In his book (and thinly veiled tract for self-determination theory)"Drive", Daniel Pink postulates that the keys to increasing motivation in self and employees is to set up environmental factors that encourage Autonomy, Mastery and Purpose, like some kind of triforce of business-self-help book formulae.


What intrigues me here is "Mastery".

How much money do people get paid for playing "Angry Birds"?  Does your iPhone just spit out redeemable prize tickets once the last big green piggiy is blown up? 
 One of life's lessons learned from "The Mighty Ducks", Is that peak performance comes from enjoying the game instead of  not pursuit of the prize, and some economic theories put forth a big paycheck or trophy doesn't vitiate subjects, and can in fact, discourage.

The raising level of difficulty is such an essential part of gamer culture, it's part of what defines the difference between a lowercase "game" like MS solitaire, and waiting in line for "blown weekend: the expansion pack".Games like these are a mess of increasing speeds, "leveling up", and  increasingly tough "Boss Battles". In short, Angry Birds, like many popular video games, get harder the longer you play it.

By comparison, what's the first level of your favorite video game like?


example only, Super Mario Bros 2 is NOBODY'S favorite video game

Damned Easy!

 As the maxim goes, "The Journey of 10,000 miles begins with the first step", so goes the crack dealer's corollary "The first one's free."

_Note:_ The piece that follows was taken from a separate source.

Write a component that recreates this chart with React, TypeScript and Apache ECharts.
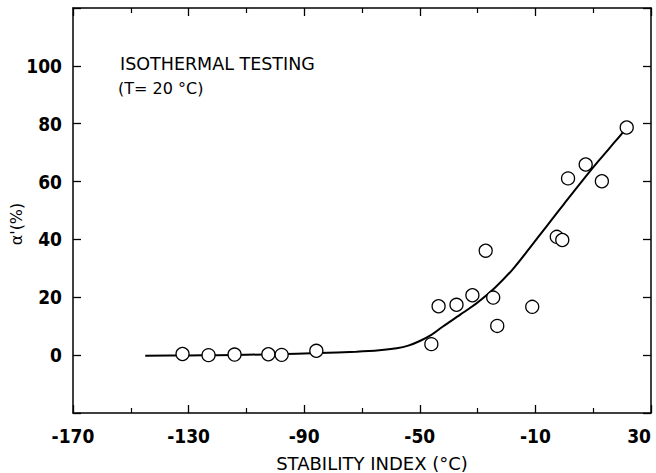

So here's the example. Let's say you're going to Quebec and  want to learn to speak French, but you don't like learning languages. You figure you could do it, if you had the Rocky Balboa-esque drive to get up at 5am, eat raw eggs and train hard at work memorizing grammar, syntax and vocabulary, but you just don't. Not to worry, the principles of Angry Birds can help you out!

1. Get rid of the prizes.

and ignore the external factors that might act as prizes. Remember, nobody gives you prizes for playing Angry birds. So fight the urge to give yourself congratulatory Oreos every half hour of study.

Besides, if you eat that many Oreos, you'll turn into Jabba the Hut and the Quebecois will just laugh at you.

2. Plot your plans on a curve. AND  Make the first one easy.

This is the source of positive addiction to  task mastery (and Angry Birds). For instance, in your quest to learn french, you might have a weekly quota of 42 vocabulary words per week to memorize. Which is six per day. Sure, that's not hard (or maybe it is to retain that information). But that will get boring.

 I know it sounds contrary to the ways of Hard Work, but why not just start with one vocabulary word on the first day, then two on the next, and so forth. There is an endorphin buzz that comes with meeting goals, and the more hits you have early will drive you for the bigger targets that you set for yourself later.

3. The little question.

"Did I do it better than yesterday? Did I do this better than last time? "

 Because, failures along the road are inevitable. It's possible that you might not master speaking French by the time you go to Canada. Sooner or later your own goals from tip #2 will escalate too high to meet when you're attempting to memorize 56 irregular verbs in one day.

So yeah, shit gets tough, and every so often you've gotta step back and remind yourself that the name of the game is to always be  improving at what you do, and to make that your target, is what it means to work hard.